__Task__
Determine the count of lines holding the string "React". Return only the number.
## Start Data provided
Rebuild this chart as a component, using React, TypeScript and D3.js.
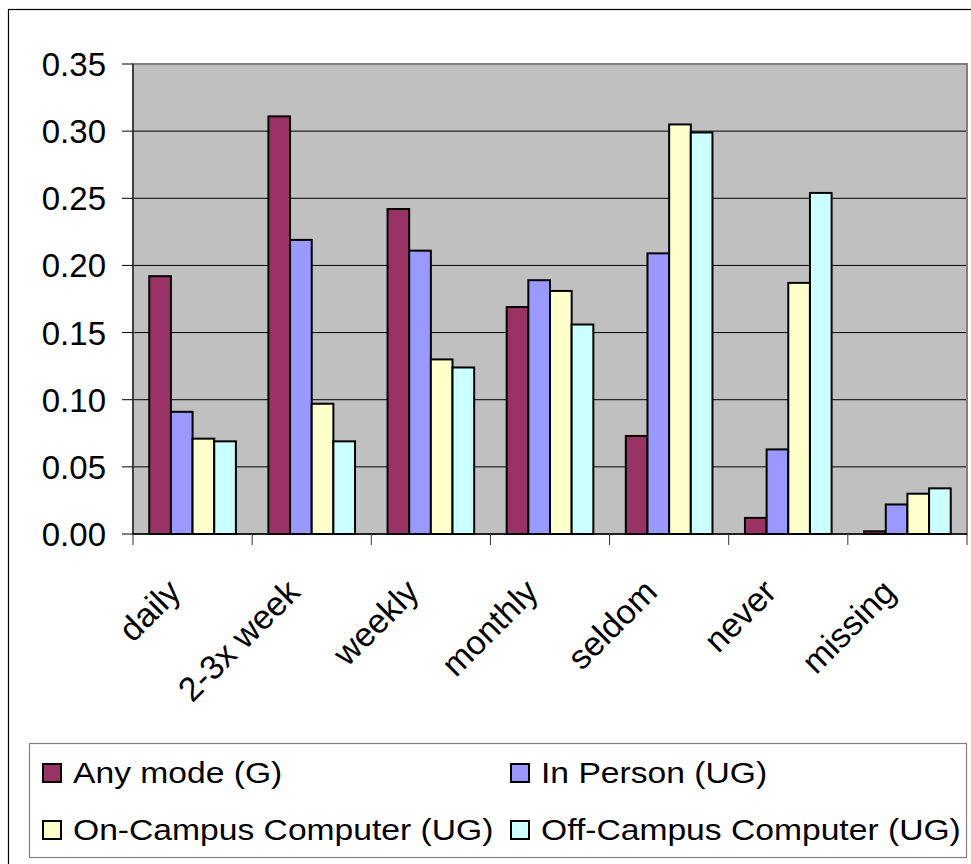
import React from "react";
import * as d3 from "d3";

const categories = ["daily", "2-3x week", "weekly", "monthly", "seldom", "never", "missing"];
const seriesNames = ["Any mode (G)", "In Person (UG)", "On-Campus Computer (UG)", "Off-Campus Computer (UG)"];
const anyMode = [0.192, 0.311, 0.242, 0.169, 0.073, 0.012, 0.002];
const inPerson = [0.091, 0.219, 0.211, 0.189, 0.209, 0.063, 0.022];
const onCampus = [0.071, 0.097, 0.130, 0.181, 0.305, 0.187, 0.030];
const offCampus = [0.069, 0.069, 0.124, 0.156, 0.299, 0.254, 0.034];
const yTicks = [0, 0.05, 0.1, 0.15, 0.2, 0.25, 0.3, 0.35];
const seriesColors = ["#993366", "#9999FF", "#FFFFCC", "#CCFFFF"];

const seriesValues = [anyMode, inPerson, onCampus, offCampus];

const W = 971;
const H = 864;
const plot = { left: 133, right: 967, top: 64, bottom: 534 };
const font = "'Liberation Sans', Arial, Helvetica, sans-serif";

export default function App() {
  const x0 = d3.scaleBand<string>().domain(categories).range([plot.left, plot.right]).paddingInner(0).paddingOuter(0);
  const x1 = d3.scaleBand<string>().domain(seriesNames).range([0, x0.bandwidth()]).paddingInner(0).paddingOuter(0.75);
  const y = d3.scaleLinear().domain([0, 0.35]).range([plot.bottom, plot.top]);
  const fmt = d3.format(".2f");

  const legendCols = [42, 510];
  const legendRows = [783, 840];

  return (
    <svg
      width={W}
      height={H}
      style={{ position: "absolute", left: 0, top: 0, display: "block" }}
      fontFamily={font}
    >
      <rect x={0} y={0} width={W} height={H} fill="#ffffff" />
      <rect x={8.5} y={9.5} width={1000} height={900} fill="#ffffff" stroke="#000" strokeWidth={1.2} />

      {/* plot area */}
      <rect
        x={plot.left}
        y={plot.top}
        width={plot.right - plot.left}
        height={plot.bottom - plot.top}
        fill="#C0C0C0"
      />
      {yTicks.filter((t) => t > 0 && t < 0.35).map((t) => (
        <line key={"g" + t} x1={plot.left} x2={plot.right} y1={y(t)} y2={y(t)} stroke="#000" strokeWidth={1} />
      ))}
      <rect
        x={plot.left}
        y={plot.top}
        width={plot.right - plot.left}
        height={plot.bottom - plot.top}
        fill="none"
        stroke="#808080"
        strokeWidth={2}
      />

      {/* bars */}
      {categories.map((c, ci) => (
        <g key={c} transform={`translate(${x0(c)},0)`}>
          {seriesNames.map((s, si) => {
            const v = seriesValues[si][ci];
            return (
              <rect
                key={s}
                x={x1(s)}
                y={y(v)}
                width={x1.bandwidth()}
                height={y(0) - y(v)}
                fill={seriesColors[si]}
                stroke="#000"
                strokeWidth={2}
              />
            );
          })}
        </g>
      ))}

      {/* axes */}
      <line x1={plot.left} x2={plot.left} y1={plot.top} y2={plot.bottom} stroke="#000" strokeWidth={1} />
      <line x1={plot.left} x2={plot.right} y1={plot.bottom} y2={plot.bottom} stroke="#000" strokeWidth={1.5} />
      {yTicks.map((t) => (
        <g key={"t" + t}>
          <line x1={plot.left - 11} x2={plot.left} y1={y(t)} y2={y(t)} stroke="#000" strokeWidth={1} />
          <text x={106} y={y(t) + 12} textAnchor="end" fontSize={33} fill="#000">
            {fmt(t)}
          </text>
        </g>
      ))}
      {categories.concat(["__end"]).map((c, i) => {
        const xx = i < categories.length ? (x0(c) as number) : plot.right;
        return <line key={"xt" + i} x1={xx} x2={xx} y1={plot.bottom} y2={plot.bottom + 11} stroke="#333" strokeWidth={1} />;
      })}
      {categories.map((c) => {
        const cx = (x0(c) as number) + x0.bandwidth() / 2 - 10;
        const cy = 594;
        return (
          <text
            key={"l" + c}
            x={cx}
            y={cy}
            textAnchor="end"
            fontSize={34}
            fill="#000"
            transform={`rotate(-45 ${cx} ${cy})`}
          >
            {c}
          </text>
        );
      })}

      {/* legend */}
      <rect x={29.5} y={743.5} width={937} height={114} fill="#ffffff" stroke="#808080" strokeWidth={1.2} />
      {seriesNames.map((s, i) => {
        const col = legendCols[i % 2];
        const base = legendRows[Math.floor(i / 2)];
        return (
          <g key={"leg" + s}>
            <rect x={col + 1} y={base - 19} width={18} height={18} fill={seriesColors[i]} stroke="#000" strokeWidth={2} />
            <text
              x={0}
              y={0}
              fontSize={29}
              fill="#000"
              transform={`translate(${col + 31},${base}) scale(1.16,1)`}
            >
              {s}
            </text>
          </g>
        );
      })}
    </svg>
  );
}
## End Data provided
__Task result__
2